» **DATA**:
· · · · · · ·

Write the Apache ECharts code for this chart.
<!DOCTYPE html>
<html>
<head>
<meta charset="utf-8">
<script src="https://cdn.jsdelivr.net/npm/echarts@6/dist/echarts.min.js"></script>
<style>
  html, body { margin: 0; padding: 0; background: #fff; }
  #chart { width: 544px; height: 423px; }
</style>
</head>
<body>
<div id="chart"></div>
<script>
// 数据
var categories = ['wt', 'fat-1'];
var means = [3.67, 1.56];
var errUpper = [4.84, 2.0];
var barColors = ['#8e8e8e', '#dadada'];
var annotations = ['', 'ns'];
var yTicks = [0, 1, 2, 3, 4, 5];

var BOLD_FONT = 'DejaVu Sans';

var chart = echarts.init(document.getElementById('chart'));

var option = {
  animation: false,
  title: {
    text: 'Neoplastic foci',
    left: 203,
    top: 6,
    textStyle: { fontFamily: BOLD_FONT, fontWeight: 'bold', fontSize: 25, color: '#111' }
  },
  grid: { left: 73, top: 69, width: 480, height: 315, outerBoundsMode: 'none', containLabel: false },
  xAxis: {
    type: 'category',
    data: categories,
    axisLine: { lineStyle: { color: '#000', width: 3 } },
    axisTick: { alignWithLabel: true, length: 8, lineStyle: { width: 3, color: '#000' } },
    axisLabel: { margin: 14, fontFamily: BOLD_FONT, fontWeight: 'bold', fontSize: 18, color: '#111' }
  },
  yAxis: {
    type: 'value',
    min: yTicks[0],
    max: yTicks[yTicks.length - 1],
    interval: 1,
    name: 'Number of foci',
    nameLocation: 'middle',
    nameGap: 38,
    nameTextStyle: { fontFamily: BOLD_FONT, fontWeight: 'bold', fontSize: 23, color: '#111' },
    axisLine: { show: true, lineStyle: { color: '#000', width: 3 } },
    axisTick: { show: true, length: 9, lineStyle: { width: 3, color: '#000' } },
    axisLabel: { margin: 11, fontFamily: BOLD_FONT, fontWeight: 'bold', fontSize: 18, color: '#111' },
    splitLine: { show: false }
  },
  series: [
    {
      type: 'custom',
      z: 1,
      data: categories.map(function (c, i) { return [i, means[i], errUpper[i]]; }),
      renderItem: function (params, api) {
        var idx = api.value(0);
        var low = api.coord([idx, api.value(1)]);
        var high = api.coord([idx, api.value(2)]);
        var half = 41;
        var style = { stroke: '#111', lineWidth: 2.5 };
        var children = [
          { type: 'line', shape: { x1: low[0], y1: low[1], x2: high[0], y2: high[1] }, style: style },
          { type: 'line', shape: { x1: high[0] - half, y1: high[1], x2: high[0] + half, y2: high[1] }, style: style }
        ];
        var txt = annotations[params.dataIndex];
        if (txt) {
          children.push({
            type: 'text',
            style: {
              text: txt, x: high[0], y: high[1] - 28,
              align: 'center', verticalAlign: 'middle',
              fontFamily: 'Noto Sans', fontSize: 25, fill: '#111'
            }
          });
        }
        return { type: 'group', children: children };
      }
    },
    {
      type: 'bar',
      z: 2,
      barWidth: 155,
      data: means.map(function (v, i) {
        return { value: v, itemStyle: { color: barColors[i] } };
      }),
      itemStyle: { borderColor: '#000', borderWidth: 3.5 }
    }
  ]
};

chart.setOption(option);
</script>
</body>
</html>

· · · · · · ·

» **YOUR GOAL**: Extract the first line above and each line after it up to and including the one with "var chart = echarts.init(document.getElementById('chart'));", please, exactly and with nothing else.

» **SOLUTION TO THE PROBLEM**:
Write the Apache ECharts code for this chart.
<!DOCTYPE html>
<html>
<head>
<meta charset="utf-8">
<script src="https://cdn.jsdelivr.net/npm/echarts@6/dist/echarts.min.js"></script>
<style>
  html, body { margin: 0; padding: 0; background: #fff; }
  #chart { width: 544px; height: 423px; }
</style>
</head>
<body>
<div id="chart"></div>
<script>
// 数据
var categories = ['wt', 'fat-1'];
var means = [3.67, 1.56];
var errUpper = [4.84, 2.0];
var barColors = ['#8e8e8e', '#dadada'];
var annotations = ['', 'ns'];
var yTicks = [0, 1, 2, 3, 4, 5];

var BOLD_FONT = 'DejaVu Sans';

var chart = echarts.init(document.getElementById('chart'));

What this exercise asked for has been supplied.